_YOUR OBJECTIVE_:
Below are some entries. Copy each line that holds the string "page".

_EXERCISE INPUTS_:
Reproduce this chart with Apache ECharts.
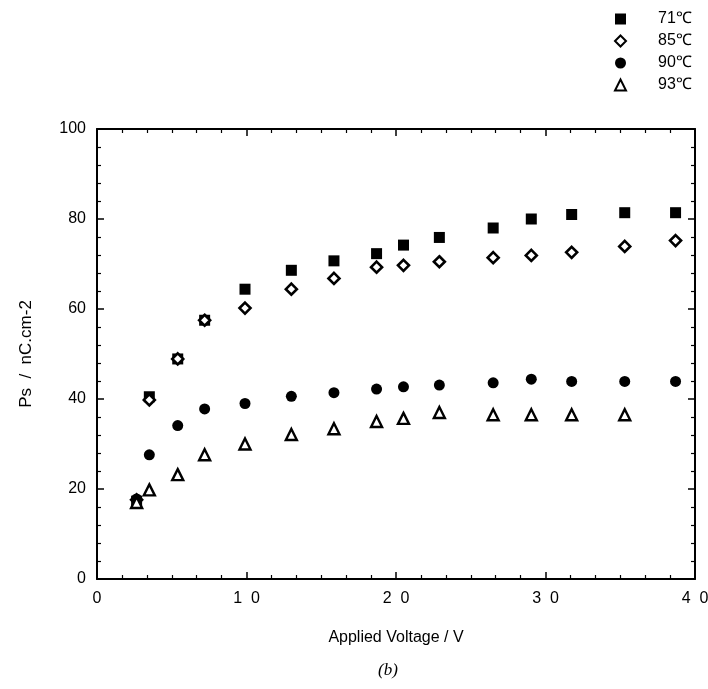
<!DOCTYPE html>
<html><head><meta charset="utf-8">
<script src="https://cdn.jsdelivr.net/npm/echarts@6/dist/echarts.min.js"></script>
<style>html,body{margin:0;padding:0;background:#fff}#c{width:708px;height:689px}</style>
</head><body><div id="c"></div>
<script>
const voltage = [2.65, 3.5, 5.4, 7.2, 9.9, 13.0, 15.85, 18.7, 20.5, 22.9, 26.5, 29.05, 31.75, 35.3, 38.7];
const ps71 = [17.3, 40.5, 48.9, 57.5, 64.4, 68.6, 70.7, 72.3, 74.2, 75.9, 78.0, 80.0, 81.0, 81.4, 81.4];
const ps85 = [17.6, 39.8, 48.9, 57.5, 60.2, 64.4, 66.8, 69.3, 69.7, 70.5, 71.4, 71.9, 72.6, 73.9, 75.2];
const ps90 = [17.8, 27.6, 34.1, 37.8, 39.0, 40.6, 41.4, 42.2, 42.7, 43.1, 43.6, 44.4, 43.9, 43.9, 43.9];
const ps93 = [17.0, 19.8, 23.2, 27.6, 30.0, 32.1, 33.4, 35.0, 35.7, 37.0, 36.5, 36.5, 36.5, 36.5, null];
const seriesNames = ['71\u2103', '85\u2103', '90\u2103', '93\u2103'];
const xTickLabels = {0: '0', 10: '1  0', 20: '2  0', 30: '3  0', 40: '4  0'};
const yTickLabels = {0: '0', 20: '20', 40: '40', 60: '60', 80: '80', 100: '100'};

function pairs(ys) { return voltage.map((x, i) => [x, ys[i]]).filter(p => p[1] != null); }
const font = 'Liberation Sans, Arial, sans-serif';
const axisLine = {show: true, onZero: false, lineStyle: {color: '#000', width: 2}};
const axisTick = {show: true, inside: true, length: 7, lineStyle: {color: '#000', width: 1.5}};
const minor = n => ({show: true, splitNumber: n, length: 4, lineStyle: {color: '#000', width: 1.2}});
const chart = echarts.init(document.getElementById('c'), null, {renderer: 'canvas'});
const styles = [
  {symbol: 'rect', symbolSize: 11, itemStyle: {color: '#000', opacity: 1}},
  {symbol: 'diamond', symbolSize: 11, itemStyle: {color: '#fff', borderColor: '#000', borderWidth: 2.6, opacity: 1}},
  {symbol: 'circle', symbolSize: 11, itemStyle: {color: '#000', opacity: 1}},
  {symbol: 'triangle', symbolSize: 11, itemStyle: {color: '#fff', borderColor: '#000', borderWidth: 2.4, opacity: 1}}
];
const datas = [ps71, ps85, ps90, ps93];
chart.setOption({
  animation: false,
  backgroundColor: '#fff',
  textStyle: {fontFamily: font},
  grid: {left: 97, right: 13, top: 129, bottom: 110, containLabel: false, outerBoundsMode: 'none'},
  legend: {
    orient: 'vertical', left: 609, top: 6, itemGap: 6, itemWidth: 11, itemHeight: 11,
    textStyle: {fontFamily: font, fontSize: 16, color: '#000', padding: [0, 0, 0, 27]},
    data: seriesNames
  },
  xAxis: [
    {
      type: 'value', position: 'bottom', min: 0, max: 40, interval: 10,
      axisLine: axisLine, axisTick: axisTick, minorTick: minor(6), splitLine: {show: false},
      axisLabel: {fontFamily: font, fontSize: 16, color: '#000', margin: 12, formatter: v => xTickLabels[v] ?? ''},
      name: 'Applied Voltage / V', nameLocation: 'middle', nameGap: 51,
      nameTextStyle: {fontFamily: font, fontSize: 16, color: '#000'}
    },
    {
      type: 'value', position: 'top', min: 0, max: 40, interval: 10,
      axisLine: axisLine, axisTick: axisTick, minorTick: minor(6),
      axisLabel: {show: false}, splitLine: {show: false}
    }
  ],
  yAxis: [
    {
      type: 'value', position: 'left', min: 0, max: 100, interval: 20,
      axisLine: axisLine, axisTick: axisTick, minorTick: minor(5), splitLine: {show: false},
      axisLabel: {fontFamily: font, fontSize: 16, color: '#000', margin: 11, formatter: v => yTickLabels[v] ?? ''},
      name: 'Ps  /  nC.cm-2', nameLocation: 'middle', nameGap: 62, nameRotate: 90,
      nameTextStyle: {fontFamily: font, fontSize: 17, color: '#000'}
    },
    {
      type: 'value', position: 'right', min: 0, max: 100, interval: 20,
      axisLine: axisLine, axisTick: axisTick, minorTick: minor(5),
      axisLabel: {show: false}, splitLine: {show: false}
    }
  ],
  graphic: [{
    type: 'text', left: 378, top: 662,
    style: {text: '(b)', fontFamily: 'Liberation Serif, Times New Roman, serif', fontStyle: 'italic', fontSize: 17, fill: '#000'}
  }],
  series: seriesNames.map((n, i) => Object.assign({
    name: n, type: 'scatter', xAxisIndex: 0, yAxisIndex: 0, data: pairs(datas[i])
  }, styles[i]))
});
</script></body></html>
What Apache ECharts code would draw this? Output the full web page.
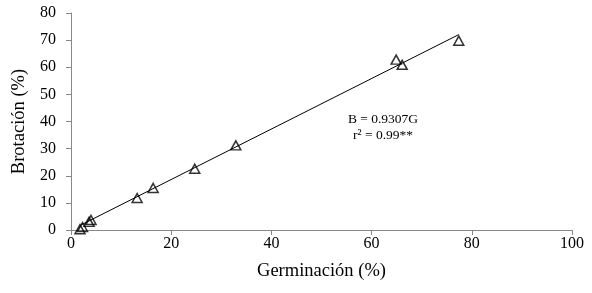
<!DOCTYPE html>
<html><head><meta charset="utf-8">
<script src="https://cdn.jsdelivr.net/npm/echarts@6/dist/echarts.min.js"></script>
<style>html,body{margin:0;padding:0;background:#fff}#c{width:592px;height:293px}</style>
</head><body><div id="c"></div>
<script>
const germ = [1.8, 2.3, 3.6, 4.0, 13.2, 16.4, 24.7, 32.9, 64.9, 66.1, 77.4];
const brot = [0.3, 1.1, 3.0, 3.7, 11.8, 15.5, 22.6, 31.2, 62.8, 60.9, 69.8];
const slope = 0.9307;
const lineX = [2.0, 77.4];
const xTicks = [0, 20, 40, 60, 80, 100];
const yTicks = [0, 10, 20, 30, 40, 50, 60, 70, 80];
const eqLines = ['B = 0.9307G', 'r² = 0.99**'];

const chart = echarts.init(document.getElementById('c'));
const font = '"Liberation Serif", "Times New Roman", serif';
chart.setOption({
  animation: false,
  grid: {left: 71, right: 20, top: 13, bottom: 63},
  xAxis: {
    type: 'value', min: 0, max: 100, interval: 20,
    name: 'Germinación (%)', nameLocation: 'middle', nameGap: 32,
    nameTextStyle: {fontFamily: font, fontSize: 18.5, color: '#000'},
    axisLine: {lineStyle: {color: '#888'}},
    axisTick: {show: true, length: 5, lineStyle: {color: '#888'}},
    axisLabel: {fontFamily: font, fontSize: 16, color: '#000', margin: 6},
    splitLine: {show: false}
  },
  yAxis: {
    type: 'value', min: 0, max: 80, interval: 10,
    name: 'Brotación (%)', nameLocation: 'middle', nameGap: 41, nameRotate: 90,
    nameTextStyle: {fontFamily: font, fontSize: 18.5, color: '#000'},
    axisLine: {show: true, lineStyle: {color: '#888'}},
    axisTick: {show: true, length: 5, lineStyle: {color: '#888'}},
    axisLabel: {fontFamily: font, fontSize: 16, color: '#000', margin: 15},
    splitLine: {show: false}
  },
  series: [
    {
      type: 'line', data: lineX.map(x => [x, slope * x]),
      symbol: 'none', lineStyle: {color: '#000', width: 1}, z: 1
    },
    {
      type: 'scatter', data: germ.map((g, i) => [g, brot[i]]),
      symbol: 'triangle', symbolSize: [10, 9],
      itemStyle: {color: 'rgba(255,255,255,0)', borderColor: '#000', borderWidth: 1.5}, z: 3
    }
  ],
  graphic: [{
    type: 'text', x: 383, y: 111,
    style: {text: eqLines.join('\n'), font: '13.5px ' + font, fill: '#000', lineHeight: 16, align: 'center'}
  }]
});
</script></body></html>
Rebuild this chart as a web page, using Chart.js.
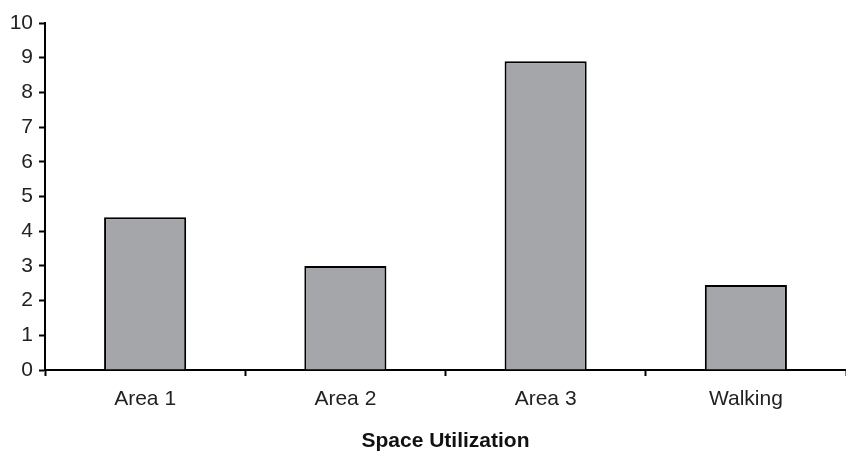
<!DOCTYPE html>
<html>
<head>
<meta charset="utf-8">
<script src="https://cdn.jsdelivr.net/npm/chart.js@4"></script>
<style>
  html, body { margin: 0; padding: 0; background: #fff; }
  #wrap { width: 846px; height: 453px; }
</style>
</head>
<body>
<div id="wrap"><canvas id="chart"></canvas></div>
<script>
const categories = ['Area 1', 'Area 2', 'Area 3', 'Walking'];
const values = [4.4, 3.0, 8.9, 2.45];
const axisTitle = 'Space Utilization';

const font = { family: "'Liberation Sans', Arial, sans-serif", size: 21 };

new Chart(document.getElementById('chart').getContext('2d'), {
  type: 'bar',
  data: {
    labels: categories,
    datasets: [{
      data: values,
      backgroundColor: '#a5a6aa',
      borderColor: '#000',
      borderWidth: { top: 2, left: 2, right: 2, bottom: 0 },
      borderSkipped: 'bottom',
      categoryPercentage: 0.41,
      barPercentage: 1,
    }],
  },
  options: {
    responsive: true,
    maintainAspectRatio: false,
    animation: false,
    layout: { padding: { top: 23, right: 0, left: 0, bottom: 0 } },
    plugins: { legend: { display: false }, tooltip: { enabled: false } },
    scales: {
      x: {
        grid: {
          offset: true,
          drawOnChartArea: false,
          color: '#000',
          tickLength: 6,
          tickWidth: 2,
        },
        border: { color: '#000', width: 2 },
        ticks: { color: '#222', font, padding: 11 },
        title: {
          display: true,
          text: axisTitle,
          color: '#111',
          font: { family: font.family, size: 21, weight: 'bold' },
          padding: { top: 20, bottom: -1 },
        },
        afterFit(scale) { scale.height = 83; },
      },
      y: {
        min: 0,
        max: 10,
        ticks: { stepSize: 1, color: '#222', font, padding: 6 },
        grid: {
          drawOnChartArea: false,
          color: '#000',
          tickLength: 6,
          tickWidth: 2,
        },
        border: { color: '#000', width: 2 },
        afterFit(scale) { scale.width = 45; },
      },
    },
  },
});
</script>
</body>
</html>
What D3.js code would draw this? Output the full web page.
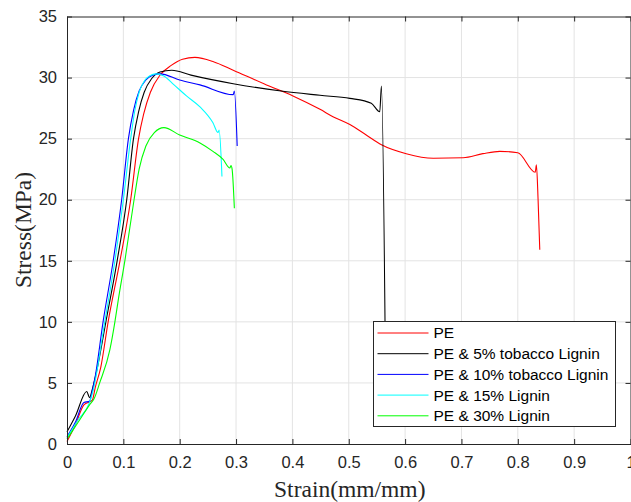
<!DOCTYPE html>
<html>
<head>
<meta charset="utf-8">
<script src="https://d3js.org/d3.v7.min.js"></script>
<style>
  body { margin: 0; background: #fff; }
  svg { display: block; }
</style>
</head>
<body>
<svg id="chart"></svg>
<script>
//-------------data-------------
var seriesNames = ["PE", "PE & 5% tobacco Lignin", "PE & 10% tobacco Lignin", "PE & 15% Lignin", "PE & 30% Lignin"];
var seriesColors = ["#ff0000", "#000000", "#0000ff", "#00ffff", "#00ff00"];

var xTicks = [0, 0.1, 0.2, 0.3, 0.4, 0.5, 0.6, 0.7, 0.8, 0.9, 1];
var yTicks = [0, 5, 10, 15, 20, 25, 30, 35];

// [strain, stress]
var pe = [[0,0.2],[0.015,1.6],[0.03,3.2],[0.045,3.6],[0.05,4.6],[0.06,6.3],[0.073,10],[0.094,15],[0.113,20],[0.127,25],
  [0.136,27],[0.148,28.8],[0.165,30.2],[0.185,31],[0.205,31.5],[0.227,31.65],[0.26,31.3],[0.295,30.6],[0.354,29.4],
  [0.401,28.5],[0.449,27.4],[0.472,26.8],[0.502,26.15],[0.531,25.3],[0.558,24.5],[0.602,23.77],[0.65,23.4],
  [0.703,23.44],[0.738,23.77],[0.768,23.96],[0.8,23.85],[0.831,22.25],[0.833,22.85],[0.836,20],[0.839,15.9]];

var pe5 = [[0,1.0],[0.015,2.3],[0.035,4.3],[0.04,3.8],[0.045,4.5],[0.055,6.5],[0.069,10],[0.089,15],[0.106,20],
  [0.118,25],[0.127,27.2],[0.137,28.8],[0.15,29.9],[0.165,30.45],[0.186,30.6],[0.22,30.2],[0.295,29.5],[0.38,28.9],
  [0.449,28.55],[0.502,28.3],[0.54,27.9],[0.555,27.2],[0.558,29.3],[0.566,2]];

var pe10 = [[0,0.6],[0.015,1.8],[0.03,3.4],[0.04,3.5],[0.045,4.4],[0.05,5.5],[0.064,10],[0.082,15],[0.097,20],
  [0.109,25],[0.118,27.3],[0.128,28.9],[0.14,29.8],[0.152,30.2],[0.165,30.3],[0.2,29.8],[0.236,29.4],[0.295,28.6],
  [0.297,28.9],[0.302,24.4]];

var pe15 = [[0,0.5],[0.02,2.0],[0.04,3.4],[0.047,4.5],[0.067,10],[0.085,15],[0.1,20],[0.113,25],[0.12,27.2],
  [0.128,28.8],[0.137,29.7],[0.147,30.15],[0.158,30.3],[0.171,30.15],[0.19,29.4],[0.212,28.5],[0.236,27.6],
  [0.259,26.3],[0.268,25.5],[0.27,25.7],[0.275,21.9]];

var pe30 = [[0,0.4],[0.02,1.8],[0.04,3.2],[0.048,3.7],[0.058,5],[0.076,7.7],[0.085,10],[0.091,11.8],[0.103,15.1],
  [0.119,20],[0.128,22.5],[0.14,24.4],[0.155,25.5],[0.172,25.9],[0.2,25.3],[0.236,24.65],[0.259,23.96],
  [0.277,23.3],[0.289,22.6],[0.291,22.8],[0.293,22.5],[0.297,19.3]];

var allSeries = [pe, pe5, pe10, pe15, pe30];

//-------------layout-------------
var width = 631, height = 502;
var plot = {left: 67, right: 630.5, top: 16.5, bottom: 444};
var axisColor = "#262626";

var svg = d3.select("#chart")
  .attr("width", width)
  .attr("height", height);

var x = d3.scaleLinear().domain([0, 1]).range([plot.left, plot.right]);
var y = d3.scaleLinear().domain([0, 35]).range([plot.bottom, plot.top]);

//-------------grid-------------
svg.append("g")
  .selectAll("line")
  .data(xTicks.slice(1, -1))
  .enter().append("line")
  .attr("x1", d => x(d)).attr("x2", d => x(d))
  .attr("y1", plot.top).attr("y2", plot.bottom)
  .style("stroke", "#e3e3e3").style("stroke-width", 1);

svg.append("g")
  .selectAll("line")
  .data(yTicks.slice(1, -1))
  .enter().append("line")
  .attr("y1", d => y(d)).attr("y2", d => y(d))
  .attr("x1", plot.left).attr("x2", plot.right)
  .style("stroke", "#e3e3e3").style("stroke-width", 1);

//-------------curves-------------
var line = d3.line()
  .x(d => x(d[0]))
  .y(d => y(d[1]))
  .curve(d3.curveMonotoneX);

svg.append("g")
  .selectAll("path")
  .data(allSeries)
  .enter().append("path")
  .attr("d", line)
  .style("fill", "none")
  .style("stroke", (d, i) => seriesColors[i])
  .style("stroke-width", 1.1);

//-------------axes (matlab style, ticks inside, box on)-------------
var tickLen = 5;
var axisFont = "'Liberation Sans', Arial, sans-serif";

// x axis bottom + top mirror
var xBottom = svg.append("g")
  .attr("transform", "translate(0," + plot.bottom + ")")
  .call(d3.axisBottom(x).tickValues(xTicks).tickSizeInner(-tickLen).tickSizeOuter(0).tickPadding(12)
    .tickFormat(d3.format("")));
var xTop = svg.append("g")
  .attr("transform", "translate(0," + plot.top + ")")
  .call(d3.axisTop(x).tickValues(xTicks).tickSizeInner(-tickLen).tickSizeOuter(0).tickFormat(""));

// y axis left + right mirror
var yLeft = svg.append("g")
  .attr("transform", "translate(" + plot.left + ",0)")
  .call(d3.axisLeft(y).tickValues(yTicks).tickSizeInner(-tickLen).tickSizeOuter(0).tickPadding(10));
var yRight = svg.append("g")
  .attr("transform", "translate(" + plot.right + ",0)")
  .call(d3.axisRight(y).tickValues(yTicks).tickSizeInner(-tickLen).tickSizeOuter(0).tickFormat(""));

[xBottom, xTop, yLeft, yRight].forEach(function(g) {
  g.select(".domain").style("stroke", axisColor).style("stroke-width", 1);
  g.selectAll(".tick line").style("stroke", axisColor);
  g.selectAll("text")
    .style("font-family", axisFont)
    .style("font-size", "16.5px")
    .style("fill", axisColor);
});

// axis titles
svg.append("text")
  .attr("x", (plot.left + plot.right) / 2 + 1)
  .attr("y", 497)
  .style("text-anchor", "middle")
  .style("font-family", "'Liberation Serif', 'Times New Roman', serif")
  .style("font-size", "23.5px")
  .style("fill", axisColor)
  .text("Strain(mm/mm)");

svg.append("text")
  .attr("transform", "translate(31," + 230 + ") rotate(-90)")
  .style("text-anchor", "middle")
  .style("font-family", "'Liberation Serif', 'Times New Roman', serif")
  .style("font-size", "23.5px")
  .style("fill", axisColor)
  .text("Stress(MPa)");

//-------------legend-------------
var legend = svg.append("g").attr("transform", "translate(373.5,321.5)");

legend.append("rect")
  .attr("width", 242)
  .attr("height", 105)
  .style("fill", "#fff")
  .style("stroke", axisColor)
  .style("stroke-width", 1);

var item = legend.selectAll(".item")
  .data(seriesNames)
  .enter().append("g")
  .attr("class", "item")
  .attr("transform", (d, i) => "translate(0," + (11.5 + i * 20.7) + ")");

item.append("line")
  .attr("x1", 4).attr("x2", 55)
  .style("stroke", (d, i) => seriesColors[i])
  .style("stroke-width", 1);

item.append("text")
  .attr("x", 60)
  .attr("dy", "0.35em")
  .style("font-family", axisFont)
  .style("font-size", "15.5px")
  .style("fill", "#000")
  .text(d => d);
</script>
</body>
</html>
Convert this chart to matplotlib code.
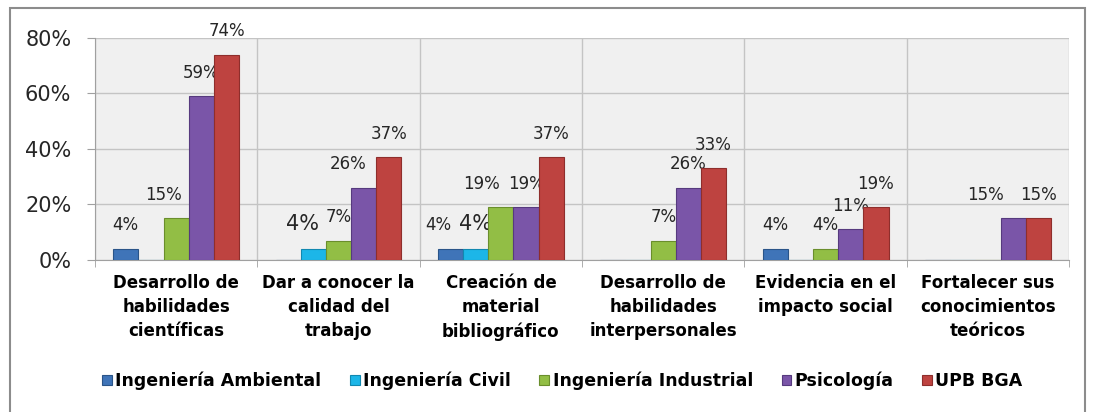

_ANSWER IN FULL_:
What Apache ECharts code would draw this? Output the full web page.
Rebuild this chart as a web page, using Chart.js.
What D3.js code would draw this? Output the full web page.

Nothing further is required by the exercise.